Read the records below and copy each line that contains "this".

Entries with chart source code:
┏━━
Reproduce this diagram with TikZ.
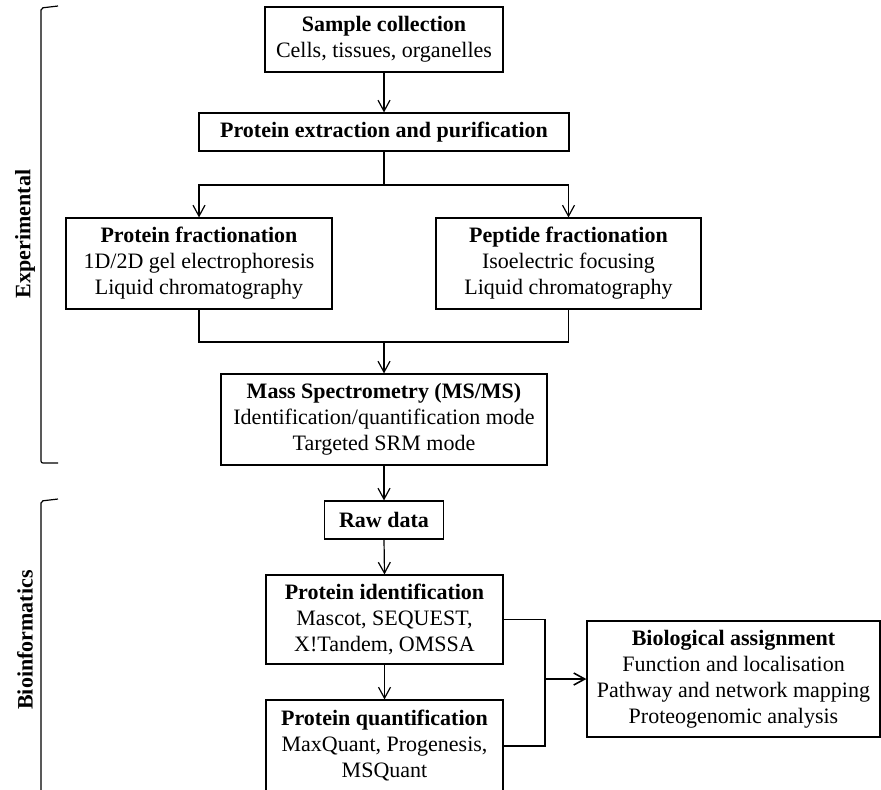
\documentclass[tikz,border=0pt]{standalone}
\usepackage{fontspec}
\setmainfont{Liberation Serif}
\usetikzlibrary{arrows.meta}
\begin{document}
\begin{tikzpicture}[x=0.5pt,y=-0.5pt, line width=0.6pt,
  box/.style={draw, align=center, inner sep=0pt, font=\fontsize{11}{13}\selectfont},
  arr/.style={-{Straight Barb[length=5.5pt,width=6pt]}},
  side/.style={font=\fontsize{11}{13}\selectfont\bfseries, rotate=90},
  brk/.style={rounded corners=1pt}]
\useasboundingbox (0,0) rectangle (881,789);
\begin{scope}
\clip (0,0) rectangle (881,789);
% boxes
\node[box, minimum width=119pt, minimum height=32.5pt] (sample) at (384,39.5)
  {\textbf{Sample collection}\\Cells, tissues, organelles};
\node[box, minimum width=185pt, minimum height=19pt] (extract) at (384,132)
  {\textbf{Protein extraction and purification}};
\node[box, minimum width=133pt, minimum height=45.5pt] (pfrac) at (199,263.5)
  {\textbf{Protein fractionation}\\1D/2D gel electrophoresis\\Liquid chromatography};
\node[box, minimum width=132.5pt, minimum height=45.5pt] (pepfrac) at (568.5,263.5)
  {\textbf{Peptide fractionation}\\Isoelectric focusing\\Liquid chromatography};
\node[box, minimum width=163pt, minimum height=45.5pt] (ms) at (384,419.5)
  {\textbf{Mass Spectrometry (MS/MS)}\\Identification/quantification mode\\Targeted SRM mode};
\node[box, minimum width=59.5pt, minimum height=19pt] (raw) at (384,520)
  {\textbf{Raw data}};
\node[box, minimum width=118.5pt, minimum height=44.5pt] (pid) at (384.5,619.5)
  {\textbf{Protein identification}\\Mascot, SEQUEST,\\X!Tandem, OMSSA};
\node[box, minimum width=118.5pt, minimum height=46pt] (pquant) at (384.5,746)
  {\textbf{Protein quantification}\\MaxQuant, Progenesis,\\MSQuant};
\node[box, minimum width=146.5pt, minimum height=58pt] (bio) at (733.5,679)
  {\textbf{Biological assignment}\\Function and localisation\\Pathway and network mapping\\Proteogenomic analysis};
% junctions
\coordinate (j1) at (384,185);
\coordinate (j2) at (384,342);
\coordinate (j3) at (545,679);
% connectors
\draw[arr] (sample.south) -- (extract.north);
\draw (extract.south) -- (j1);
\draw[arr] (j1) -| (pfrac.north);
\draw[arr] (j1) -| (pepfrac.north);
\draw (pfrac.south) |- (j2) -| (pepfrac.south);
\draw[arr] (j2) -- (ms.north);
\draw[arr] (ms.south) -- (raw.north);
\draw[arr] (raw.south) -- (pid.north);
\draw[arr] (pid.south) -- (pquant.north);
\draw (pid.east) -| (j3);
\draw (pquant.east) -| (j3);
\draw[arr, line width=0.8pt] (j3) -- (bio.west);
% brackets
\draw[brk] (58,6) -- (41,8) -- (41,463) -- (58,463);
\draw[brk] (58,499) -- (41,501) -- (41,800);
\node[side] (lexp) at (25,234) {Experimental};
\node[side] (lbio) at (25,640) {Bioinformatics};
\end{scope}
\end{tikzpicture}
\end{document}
┗━━
┏━━
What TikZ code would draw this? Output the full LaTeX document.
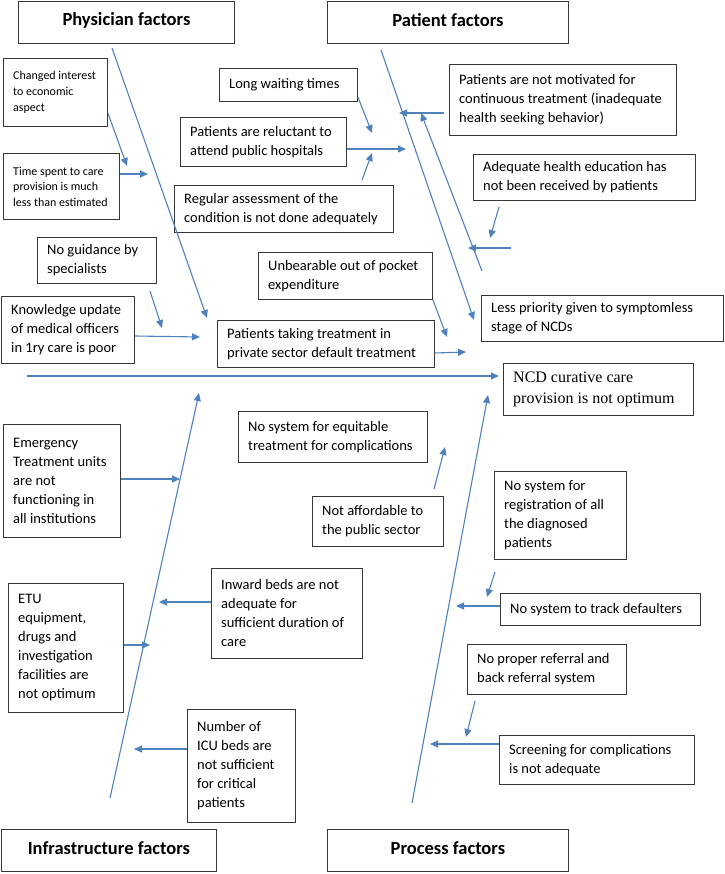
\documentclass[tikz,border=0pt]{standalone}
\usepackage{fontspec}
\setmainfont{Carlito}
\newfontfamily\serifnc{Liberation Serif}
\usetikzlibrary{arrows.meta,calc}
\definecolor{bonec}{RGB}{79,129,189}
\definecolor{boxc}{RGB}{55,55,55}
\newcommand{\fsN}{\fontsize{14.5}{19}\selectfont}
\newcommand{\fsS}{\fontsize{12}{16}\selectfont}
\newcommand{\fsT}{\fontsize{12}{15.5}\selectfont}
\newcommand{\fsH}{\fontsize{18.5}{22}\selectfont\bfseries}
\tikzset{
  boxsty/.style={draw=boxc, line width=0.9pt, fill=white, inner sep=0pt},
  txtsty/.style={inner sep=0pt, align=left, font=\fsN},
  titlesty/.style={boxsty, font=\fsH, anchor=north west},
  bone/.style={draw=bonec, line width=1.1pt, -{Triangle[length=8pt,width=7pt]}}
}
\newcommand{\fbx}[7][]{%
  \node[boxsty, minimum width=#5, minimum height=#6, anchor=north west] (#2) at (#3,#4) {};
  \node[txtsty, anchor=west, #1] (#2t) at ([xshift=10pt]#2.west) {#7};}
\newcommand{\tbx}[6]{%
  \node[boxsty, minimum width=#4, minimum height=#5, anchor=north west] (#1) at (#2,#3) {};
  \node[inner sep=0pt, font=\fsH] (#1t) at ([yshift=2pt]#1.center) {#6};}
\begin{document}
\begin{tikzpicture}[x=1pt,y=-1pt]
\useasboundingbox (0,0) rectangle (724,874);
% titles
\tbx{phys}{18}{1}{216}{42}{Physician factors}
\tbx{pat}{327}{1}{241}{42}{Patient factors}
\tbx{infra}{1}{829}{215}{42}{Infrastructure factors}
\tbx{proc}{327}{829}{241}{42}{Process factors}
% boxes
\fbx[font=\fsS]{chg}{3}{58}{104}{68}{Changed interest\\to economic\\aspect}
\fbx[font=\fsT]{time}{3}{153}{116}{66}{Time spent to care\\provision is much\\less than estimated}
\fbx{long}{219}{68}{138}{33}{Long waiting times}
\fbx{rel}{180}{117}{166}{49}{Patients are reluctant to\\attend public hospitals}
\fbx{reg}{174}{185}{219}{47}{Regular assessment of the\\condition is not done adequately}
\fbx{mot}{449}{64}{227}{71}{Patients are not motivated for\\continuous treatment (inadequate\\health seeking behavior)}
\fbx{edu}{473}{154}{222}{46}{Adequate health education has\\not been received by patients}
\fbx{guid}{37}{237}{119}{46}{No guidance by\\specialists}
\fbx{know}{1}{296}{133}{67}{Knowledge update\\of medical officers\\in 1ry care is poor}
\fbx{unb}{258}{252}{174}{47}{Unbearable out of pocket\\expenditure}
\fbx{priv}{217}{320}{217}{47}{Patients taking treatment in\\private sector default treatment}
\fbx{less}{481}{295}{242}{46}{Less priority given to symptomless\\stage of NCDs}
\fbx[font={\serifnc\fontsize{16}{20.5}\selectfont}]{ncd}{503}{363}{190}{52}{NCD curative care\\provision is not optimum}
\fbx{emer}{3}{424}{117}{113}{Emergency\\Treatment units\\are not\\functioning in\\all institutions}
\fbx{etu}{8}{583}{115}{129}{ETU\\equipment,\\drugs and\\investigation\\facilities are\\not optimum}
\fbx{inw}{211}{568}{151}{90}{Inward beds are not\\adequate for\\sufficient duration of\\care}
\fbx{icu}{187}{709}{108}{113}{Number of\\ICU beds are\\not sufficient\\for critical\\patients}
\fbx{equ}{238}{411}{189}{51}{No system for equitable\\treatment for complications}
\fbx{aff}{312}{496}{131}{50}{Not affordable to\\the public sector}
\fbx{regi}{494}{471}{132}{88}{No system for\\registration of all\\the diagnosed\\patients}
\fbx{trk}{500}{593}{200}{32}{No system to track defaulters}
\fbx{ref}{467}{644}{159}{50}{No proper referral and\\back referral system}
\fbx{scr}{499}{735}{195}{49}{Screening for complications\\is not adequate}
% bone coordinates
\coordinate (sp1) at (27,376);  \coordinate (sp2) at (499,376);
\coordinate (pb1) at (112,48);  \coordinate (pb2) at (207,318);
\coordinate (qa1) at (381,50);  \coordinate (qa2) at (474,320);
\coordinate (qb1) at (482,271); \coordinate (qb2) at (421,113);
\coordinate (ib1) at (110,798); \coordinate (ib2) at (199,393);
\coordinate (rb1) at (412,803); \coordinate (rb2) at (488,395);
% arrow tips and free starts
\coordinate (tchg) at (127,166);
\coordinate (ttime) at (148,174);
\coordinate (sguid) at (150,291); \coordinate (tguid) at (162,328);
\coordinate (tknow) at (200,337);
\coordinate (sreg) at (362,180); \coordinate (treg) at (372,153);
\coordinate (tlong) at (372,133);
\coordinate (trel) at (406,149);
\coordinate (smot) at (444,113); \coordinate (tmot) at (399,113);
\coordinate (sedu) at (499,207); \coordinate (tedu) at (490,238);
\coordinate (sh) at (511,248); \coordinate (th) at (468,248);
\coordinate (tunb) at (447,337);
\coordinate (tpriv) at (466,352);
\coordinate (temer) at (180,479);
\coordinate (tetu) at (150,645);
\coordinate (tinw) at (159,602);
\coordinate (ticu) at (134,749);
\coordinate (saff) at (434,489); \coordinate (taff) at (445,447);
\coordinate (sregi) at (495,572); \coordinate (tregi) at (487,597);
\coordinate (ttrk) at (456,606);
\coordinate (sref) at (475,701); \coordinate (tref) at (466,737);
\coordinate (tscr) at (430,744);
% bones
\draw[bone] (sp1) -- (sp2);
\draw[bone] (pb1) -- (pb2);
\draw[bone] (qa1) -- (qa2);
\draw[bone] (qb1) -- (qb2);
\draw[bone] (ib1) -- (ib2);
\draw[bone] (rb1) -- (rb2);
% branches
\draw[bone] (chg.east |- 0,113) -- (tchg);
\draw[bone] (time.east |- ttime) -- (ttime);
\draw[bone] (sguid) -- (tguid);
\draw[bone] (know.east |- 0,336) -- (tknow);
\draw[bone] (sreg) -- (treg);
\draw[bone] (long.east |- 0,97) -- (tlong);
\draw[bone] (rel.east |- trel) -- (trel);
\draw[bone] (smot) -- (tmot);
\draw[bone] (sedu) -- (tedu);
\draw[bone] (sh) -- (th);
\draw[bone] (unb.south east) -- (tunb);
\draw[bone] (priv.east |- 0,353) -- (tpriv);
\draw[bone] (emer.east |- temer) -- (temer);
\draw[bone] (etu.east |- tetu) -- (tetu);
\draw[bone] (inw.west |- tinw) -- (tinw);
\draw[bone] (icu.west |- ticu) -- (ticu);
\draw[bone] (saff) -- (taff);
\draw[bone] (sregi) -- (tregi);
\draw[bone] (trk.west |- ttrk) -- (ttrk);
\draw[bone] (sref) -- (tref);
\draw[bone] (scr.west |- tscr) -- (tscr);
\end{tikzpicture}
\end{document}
┗━━
[PROBLEM SOLUTION]
Reproduce this diagram with TikZ.
What TikZ code would draw this? Output the full LaTeX document.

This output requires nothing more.